**What is required:** Your task is to reproduce the material exactly.

**Dataset content:**
----------------

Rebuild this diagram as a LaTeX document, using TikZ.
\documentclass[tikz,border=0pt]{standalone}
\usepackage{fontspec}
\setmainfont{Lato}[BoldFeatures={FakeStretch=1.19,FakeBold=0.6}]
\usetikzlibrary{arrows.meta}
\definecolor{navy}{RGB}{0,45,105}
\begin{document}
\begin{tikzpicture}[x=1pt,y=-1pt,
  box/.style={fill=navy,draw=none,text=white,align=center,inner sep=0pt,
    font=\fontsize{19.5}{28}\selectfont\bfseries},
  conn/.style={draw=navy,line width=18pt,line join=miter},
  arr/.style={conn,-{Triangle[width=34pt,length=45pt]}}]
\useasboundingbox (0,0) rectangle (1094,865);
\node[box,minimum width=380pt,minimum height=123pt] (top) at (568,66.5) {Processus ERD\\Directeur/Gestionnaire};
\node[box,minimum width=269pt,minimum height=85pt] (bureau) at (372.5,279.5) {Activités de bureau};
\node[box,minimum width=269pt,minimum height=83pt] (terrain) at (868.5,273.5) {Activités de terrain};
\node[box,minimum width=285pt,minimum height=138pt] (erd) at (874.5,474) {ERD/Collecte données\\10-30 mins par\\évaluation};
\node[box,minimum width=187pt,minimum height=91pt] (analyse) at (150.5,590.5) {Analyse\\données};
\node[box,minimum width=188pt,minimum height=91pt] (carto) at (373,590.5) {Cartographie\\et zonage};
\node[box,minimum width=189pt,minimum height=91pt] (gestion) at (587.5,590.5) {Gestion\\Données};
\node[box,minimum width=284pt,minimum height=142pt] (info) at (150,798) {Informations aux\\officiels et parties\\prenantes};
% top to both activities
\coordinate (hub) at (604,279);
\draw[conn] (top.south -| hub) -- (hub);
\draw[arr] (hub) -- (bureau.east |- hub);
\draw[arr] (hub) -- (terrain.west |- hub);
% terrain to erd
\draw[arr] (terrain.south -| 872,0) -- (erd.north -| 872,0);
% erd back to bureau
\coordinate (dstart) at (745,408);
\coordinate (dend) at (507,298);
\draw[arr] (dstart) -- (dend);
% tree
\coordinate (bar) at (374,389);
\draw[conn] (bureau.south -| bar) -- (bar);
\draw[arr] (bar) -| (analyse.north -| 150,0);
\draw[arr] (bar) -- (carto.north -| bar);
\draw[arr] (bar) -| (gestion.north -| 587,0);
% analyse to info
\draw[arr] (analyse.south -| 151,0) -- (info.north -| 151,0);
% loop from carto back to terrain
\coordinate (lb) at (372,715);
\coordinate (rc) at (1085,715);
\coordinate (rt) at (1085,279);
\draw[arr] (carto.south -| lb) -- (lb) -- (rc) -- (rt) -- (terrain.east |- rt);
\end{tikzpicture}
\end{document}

----------------

**Solution below:**
Rebuild this diagram as a LaTeX document, using TikZ.
\documentclass[tikz,border=0pt]{standalone}
\usepackage{fontspec}
\setmainfont{Lato}[BoldFeatures={FakeStretch=1.19,FakeBold=0.6}]
\usetikzlibrary{arrows.meta}
\definecolor{navy}{RGB}{0,45,105}
\begin{document}
\begin{tikzpicture}[x=1pt,y=-1pt,
  box/.style={fill=navy,draw=none,text=white,align=center,inner sep=0pt,
    font=\fontsize{19.5}{28}\selectfont\bfseries},
  conn/.style={draw=navy,line width=18pt,line join=miter},
  arr/.style={conn,-{Triangle[width=34pt,length=45pt]}}]
\useasboundingbox (0,0) rectangle (1094,865);
\node[box,minimum width=380pt,minimum height=123pt] (top) at (568,66.5) {Processus ERD\\Directeur/Gestionnaire};
\node[box,minimum width=269pt,minimum height=85pt] (bureau) at (372.5,279.5) {Activités de bureau};
\node[box,minimum width=269pt,minimum height=83pt] (terrain) at (868.5,273.5) {Activités de terrain};
\node[box,minimum width=285pt,minimum height=138pt] (erd) at (874.5,474) {ERD/Collecte données\\10-30 mins par\\évaluation};
\node[box,minimum width=187pt,minimum height=91pt] (analyse) at (150.5,590.5) {Analyse\\données};
\node[box,minimum width=188pt,minimum height=91pt] (carto) at (373,590.5) {Cartographie\\et zonage};
\node[box,minimum width=189pt,minimum height=91pt] (gestion) at (587.5,590.5) {Gestion\\Données};
\node[box,minimum width=284pt,minimum height=142pt] (info) at (150,798) {Informations aux\\officiels et parties\\prenantes};
% top to both activities
\coordinate (hub) at (604,279);
\draw[conn] (top.south -| hub) -- (hub);
\draw[arr] (hub) -- (bureau.east |- hub);
\draw[arr] (hub) -- (terrain.west |- hub);
% terrain to erd
\draw[arr] (terrain.south -| 872,0) -- (erd.north -| 872,0);
% erd back to bureau
\coordinate (dstart) at (745,408);
\coordinate (dend) at (507,298);
\draw[arr] (dstart) -- (dend);
% tree
\coordinate (bar) at (374,389);
\draw[conn] (bureau.south -| bar) -- (bar);
\draw[arr] (bar) -| (analyse.north -| 150,0);
\draw[arr] (bar) -- (carto.north -| bar);
\draw[arr] (bar) -| (gestion.north -| 587,0);
% analyse to info
\draw[arr] (analyse.south -| 151,0) -- (info.north -| 151,0);
% loop from carto back to terrain
\coordinate (lb) at (372,715);
\coordinate (rc) at (1085,715);
\coordinate (rt) at (1085,279);
\draw[arr] (carto.south -| lb) -- (lb) -- (rc) -- (rt) -- (terrain.east |- rt);
\end{tikzpicture}
\end{document}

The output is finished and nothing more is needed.